Autologous plasma and platelet sequestration at the beginning of cardiopulmonary bypass: A pilot investigation in five patients undergoing extended vascular surgery in deep hypothermia

Platelet dysfunction and loss of procoagulants and platelets leads to impaired hemostasis after cardiopulmonary bypass (CPB). Preoperative platelet sequestration delays surgery, and the large volume shifts, necessary to harvest therapeutically effective components, may be associated with hemodynamic instability. We performed platelet and plasma sequestration after the initiation of CPB during the cooling period in patients undergoing surgery in deep hypothermic cardiac arrest. Five patients who underwent major vascular surgery in deep hypothermia were enrolled in this pilot study.
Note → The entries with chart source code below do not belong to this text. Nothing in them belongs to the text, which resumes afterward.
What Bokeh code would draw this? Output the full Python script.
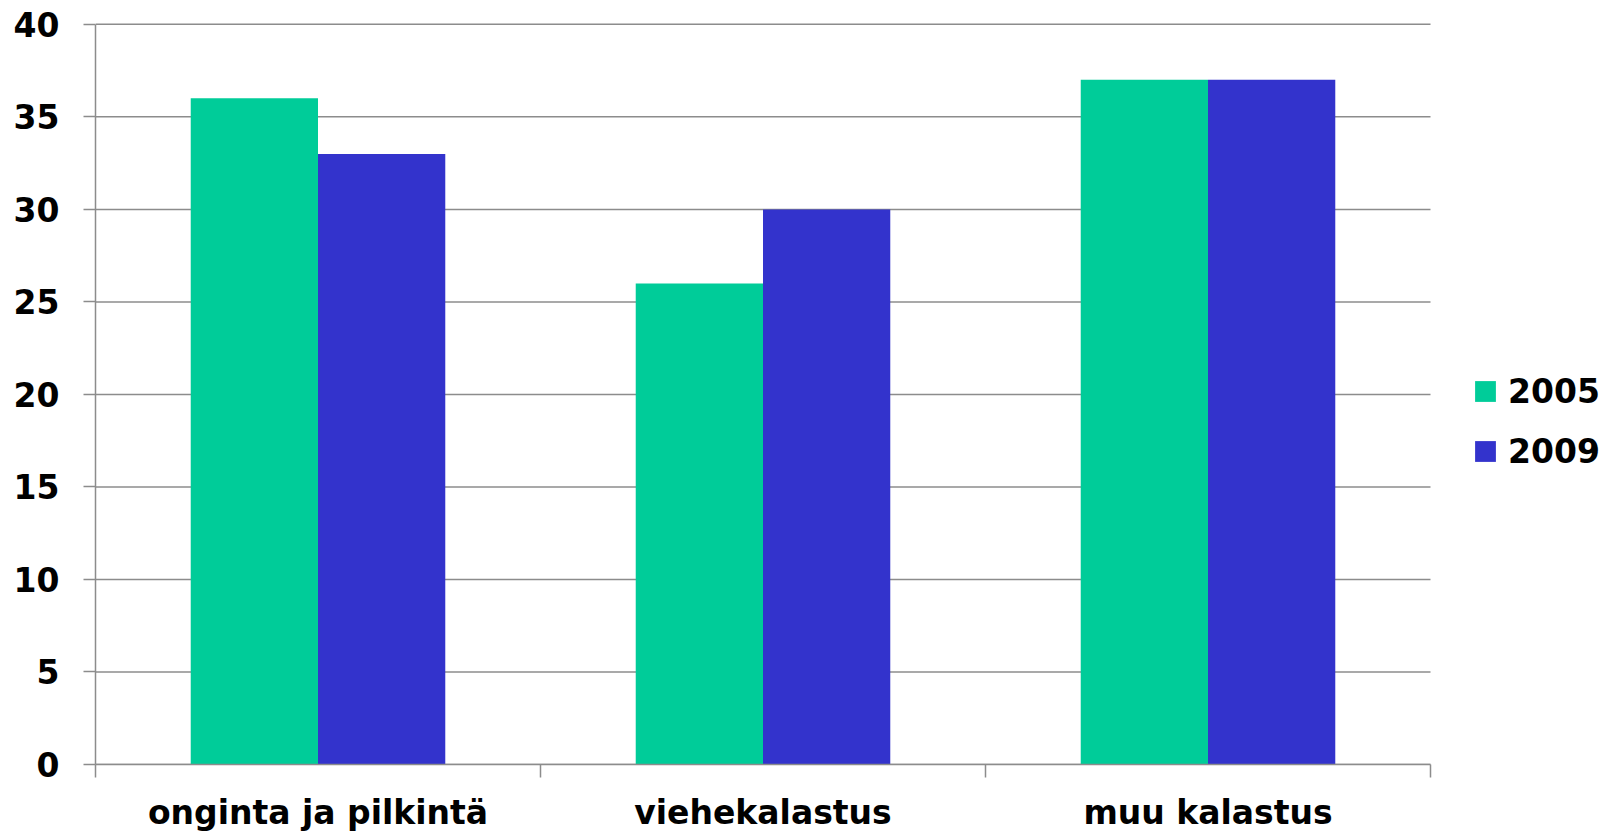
from bokeh.plotting import figure
from bokeh.models import Range1d, FixedTicker, Legend, LegendItem, ColumnDataSource
from bokeh.embed import file_html
from bokeh.resources import INLINE

categories = ["onginta ja pilkintä", "viehekalastus", "muu kalastus"]
series_names = ["2005", "2009"]
values_2005 = [36, 26, 37]
values_2009 = [33, 30, 37]
y_ticks = [0, 5, 10, 15, 20, 25, 30, 35, 40]

colors = ["#00CC99", "#3333CC"]
FONT = "DejaVu Sans"
GRAY = "#8c8c8c"

W, H = 1611, 835
LEFT, TOP, BOTTOM = 95, 22, 71
CAT_PX = 445  # pixel width of one category
n = len(categories)
x_end = (W - LEFT) / CAT_PX  # frame extends to the right edge; legend sits in the empty part

p = figure(width=W, height=H, output_backend="svg", toolbar_location=None,
           x_range=Range1d(0, x_end), y_range=Range1d(0, 40.1),
           min_border_left=LEFT, min_border_right=0, min_border_top=TOP, min_border_bottom=BOTTOM)
p.outline_line_color = None
p.background_fill_color = "white"
p.border_fill_color = "white"
p.xgrid.grid_line_color = None
p.ygrid.grid_line_color = None

# horizontal grid lines across the category area only
p.segment(x0=[0] * len(y_ticks), x1=[n] * len(y_ticks), y0=y_ticks, y1=y_ticks,
          line_color=GRAY, line_width=1.5)

idx = list(range(n))
bw = 0.286
src1 = ColumnDataSource(dict(x=[i + 0.5 - bw / 2 for i in idx], top=values_2005))
src2 = ColumnDataSource(dict(x=[i + 0.5 + bw / 2 for i in idx], top=values_2009))
r1 = p.vbar(x="x", top="top", width=bw, bottom=0, source=src1, fill_color=colors[0], line_color=None)
r2 = p.vbar(x="x", top="top", width=bw, bottom=0, source=src2, fill_color=colors[1], line_color=None)

# y axis
p.yaxis.ticker = FixedTicker(ticks=y_ticks)
p.yaxis.bounds = (0, 40)
p.yaxis.axis_line_color = GRAY
p.yaxis.axis_line_width = 1.5
p.yaxis.major_tick_line_color = GRAY
p.yaxis.major_tick_line_width = 1.5
p.yaxis.major_tick_out = 12
p.yaxis.major_tick_in = 0
p.yaxis.minor_tick_line_color = None
p.yaxis.major_label_standoff = 24
p.yaxis.major_label_text_font = FONT
p.yaxis.major_label_text_font_style = "bold"
p.yaxis.major_label_text_font_size = "33px"
p.yaxis.major_label_text_color = "black"

# x axis: labels at centers, boundary ticks as minor ticks
p.xaxis.ticker = FixedTicker(ticks=[i + 0.5 for i in idx], minor_ticks=list(range(n + 1)))
p.xaxis.bounds = (0, n)
p.xaxis.major_label_overrides = {i + 0.5: c for i, c in zip(idx, categories)}
p.xaxis.axis_line_color = GRAY
p.xaxis.axis_line_width = 1.5
p.xaxis.major_tick_line_color = None
p.xaxis.minor_tick_line_color = GRAY
p.xaxis.minor_tick_line_width = 1.5
p.xaxis.minor_tick_out = 13
p.xaxis.minor_tick_in = 0
p.xaxis.major_label_standoff = 15
p.xaxis.major_label_text_font = FONT
p.xaxis.major_label_text_font_style = "bold"
p.xaxis.major_label_text_font_size = "33px"
p.xaxis.major_label_text_color = "black"

legend = Legend(items=[LegendItem(label=series_names[0], renderers=[r1]),
                       LegendItem(label=series_names[1], renderers=[r2])],
                location=(1377, 293), orientation="vertical",
                glyph_width=26, glyph_height=26, label_standoff=10,
                label_text_font=FONT, label_text_font_style="bold",
                label_text_font_size="33px", label_text_color="black",
                label_height=40, spacing=20, padding=0, margin=0,
                border_line_color=None, background_fill_alpha=0)
p.add_layout(legend)

open("out.html", "w").write(file_html(p, INLINE))
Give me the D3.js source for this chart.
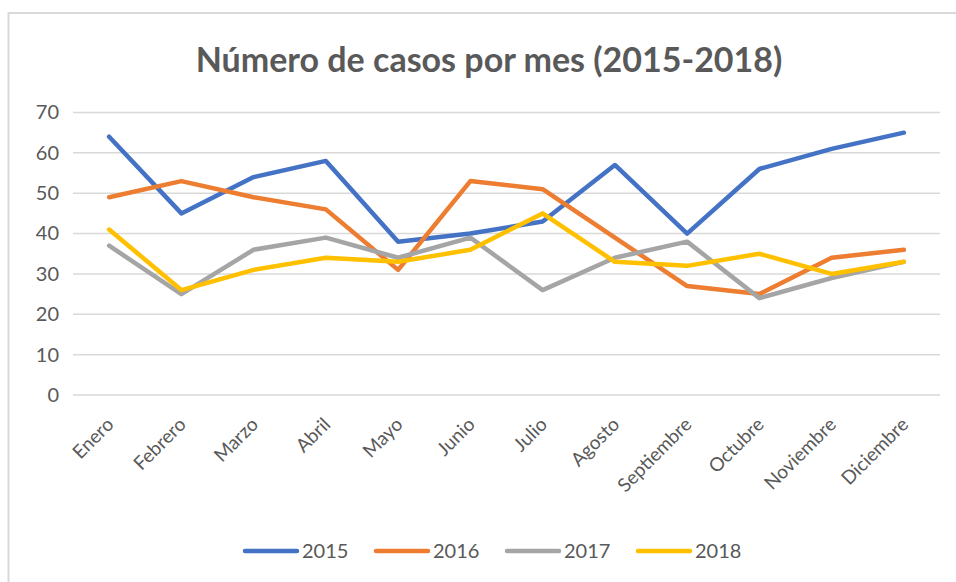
<!DOCTYPE html>
<html>
<head>
<meta charset="utf-8">
<script src="https://cdn.jsdelivr.net/npm/d3@7"></script>
<style>
  html, body { margin: 0; padding: 0; background: #fff; }
  svg { display: block; font-family: Lato, "Open Sans", sans-serif; }
</style>
</head>
<body>
<div id="chart"></div>
<script>
// data
const months = ["Enero", "Febrero", "Marzo", "Abril", "Mayo", "Junio", "Julio",
                "Agosto", "Septiembre", "Octubre", "Noviembre", "Diciembre"];
const years = ["2015", "2016", "2017", "2018"];
const values2015 = [64, 45, 54, 58, 38, 40, 43, 57, 40, 56, 61, 65];
const values2016 = [49, 53, 49, 46, 31, 53, 51, 39, 27, 25, 34, 36];
const values2017 = [37, 25, 36, 39, 34, 39, 26, 34, 38, 24, 29, 33];
const values2018 = [41, 26, 31, 34, 33, 36, 45, 33, 32, 35, 30, 33];
const yTicks = [0, 10, 20, 30, 40, 50, 60, 70];
const colors = ["#4472C4", "#ED7D31", "#A5A5A5", "#FFC000"];

const series = [values2015, values2016, values2017, values2018]
  .map((v, i) => ({ name: years[i], color: colors[i], values: v }));

const width = 956, height = 582;
const textColor = "#595959";

const svg = d3.select("#chart").append("svg")
  .attr("width", width)
  .attr("height", height);

// outer frame, runs off the right and bottom edges like the original
svg.append("rect")
  .attr("x", 8.5).attr("y", 13)
  .attr("width", 960).attr("height", 580)
  .attr("fill", "#fff")
  .attr("stroke", "#d9d9d9")
  .attr("stroke-width", 2);

// title
svg.append("text")
  .attr("x", 489).attr("y", 72)
  .attr("text-anchor", "middle")
  .attr("fill", textColor)
  .attr("font-size", 34)
  .attr("font-weight", "bold")
  .text("Número de casos por mes (2015-2018)");

// scales
const x = d3.scaleBand().domain(months).range([73, 940]);
const y = d3.scaleLinear().domain([0, 70]).range([395, 112.5]);
const cx = d => x(d) + x.bandwidth() / 2;

// horizontal gridlines
svg.append("g")
  .selectAll("line")
  .data(yTicks)
  .join("line")
  .attr("x1", 73).attr("x2", 940)
  .attr("y1", d => y(d)).attr("y2", d => y(d))
  .attr("stroke", "#d9d9d9")
  .attr("stroke-width", 1.5);

// y axis labels
const yAxis = svg.append("g")
  .attr("transform", "translate(59,0)")
  .call(d3.axisLeft(y).tickValues(yTicks).tickSize(0).tickPadding(0));
yAxis.select(".domain").remove();
yAxis.selectAll("text")
  .attr("fill", textColor)
  .attr("font-size", 20)
  .attr("font-family", "Lato, 'Open Sans', sans-serif");

// x axis labels, rotated
svg.append("g")
  .selectAll("text")
  .data(months)
  .join("text")
  .attr("transform", d => `translate(${cx(d) + 1},${421}) rotate(-45)`)
  .attr("text-anchor", "end")
  .attr("dy", "0.35em")
  .attr("fill", textColor)
  .attr("font-size", 19)
  .text(d => d);

// lines
const line = d3.line()
  .x((d, i) => cx(months[i]))
  .y(d => y(d));

svg.append("g")
  .selectAll("path")
  .data(series)
  .join("path")
  .attr("d", d => line(d.values))
  .attr("fill", "none")
  .attr("stroke", d => d.color)
  .attr("stroke-width", 4.5)
  .attr("stroke-linejoin", "round")
  .attr("stroke-linecap", "round");

// legend
const legendX = [245, 376, 507, 638];
const legend = svg.append("g")
  .selectAll("g")
  .data(series)
  .join("g")
  .attr("transform", (d, i) => `translate(${legendX[i]},551)`);
legend.append("line")
  .attr("x1", 0).attr("x2", 52)
  .attr("stroke", d => d.color)
  .attr("stroke-width", 4.5)
  .attr("stroke-linecap", "round");
legend.append("text")
  .attr("x", 57)
  .attr("dy", "0.35em")
  .attr("fill", textColor)
  .attr("font-size", 20)
  .text(d => d.name);
</script>
</body>
</html>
Platelet and plasma sequestration was performed during cooling with the CATS cell saver using the plasma sequestration set. Before processing, 2 × 1,000 mi of blood were concentrated by means of hemofiltration to reduce dilution effects of CPB. The autologous platelet concentrates were rotated at 24°C, and the plasma was stored at room temperature. The harvested plasma and platelets were re-transfused during modified ultrafiltration after CPB. Platelet count, 20 mmol/L ADP stimulated platelet aggregation, and fibrinogen levels were measured preoperatively in the harvested material and in patient blood before and after transfusion. A heparinase thromboelastogram (TEG) was performed preoperatively before and after re-transfusion. There was a significant increase in the ADP stimulated platelet aggregation, platelet count, fibrinogen level, and maximum amplitude of the TEG after re-transfusion of the harvested material. No patient needed transfusion of fresh frozen plasma or random donor platelet concentrates. No patient needed re-exploration due to hemorrhage. The data presented provide evidence that autologous plasma and platelet sequestration during CPB initiation is effective. The harvested material reveals a high platelet count and fibrinogen level and preserves functional integrity.